Collected data:

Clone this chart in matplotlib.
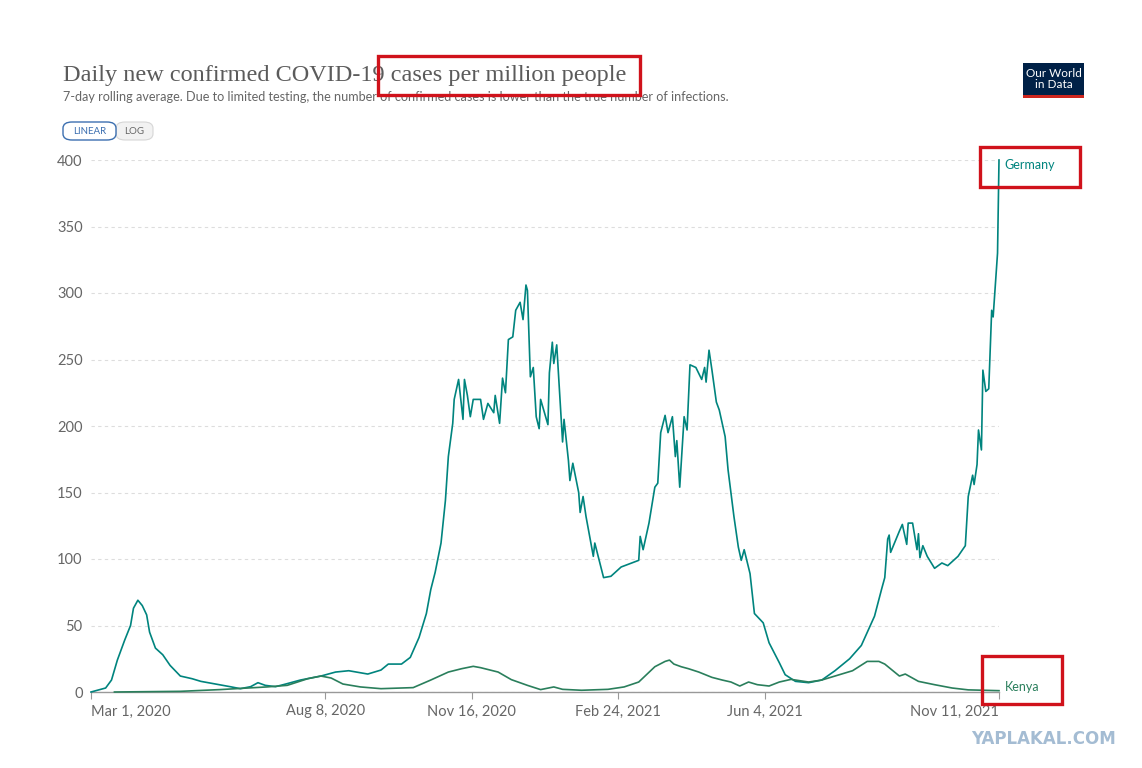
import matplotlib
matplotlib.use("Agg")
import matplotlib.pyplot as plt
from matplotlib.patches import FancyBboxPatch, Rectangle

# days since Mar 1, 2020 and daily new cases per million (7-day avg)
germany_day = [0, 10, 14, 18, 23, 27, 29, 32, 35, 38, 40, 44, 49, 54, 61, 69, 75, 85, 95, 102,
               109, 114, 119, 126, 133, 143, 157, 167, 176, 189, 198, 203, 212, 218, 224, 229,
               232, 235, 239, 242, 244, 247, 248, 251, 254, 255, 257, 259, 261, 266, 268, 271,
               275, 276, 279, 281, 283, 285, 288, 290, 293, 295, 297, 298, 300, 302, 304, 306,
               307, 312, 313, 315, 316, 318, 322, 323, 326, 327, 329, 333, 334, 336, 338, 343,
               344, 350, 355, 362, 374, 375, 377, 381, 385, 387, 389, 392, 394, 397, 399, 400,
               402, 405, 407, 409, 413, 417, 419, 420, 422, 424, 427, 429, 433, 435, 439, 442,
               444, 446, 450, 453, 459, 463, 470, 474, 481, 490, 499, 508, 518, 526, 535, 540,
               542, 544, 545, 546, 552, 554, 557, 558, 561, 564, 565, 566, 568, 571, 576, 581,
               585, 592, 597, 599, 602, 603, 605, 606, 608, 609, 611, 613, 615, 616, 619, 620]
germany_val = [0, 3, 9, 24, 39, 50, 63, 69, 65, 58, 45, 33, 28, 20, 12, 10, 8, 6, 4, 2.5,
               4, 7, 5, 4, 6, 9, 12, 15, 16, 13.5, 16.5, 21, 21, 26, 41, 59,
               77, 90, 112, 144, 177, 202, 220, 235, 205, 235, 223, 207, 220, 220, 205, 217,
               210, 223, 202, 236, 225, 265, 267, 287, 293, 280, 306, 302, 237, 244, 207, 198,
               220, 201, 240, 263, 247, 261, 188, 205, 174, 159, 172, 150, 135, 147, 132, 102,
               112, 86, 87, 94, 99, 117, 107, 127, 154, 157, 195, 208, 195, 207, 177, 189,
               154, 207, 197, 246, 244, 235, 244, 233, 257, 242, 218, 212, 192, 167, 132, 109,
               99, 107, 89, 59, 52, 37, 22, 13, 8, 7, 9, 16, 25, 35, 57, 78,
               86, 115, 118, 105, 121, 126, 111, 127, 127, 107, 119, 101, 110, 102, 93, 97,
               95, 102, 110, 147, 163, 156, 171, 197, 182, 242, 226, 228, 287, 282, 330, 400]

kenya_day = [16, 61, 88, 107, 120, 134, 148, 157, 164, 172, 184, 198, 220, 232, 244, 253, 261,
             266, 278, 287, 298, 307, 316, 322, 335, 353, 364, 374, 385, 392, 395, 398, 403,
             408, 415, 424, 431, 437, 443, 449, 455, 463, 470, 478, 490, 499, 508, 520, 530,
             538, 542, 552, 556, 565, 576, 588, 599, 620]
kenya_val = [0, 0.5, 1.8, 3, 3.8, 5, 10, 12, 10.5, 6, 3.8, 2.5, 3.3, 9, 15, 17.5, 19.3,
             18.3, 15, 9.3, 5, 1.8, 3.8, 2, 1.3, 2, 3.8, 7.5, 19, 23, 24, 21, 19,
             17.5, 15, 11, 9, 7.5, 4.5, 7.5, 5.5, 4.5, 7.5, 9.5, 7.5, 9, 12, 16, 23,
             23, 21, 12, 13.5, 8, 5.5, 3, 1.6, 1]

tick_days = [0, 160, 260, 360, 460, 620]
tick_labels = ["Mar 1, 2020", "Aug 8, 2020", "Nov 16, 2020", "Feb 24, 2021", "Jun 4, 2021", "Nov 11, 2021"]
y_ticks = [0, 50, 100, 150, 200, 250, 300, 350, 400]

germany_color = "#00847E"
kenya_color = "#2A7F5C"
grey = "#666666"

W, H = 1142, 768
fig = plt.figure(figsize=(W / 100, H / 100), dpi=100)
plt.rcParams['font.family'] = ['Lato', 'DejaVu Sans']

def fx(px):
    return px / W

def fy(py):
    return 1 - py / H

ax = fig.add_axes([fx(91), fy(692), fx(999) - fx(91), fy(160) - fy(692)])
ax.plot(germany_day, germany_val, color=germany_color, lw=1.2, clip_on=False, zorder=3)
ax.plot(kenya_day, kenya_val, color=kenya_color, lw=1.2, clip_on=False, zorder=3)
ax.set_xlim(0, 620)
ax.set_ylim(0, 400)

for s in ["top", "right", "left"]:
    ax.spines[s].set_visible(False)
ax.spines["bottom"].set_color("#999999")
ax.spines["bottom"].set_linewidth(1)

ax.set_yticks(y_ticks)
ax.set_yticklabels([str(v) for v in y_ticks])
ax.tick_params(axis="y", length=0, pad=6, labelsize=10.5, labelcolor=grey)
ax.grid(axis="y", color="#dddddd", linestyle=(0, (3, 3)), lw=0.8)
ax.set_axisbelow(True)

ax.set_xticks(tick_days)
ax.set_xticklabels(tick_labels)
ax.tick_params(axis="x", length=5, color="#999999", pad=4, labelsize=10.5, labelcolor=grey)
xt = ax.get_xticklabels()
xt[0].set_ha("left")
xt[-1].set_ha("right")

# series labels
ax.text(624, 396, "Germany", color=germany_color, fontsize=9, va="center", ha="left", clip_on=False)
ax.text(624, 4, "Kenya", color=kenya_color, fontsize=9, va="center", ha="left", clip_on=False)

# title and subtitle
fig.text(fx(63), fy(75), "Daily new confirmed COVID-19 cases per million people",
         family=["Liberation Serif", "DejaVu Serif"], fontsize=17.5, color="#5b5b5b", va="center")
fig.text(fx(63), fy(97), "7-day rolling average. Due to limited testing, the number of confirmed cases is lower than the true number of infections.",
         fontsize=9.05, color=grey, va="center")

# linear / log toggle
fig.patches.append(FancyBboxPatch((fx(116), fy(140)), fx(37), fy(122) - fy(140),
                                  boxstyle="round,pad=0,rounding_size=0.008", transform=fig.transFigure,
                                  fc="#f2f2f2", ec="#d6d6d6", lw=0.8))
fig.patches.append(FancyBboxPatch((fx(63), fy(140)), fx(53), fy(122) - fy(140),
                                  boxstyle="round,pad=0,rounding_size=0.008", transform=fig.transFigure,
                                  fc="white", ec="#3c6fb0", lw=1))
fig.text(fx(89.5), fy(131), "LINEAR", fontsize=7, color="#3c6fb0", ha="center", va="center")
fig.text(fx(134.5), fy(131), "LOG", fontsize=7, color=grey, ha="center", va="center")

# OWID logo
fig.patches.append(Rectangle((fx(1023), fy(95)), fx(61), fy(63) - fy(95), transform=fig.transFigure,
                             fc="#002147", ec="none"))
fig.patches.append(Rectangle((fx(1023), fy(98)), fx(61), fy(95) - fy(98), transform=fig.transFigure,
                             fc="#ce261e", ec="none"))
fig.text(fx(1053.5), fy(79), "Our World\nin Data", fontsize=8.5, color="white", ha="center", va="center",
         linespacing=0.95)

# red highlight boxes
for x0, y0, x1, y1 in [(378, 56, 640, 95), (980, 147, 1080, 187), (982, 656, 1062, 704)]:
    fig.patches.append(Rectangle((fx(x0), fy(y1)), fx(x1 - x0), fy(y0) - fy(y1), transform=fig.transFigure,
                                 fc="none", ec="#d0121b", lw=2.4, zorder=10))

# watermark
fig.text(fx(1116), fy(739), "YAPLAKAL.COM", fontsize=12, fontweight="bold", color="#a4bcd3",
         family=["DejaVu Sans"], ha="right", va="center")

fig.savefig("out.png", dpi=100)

What is asked:
Copy nothing but the lines from the top of the data down to the line containing "from matplotlib.patches import", and leave the pictures out.

Answer for this exercise:
Clone this chart in matplotlib.
import matplotlib
matplotlib.use("Agg")
import matplotlib.pyplot as plt
from matplotlib.patches import FancyBboxPatch, Rectangle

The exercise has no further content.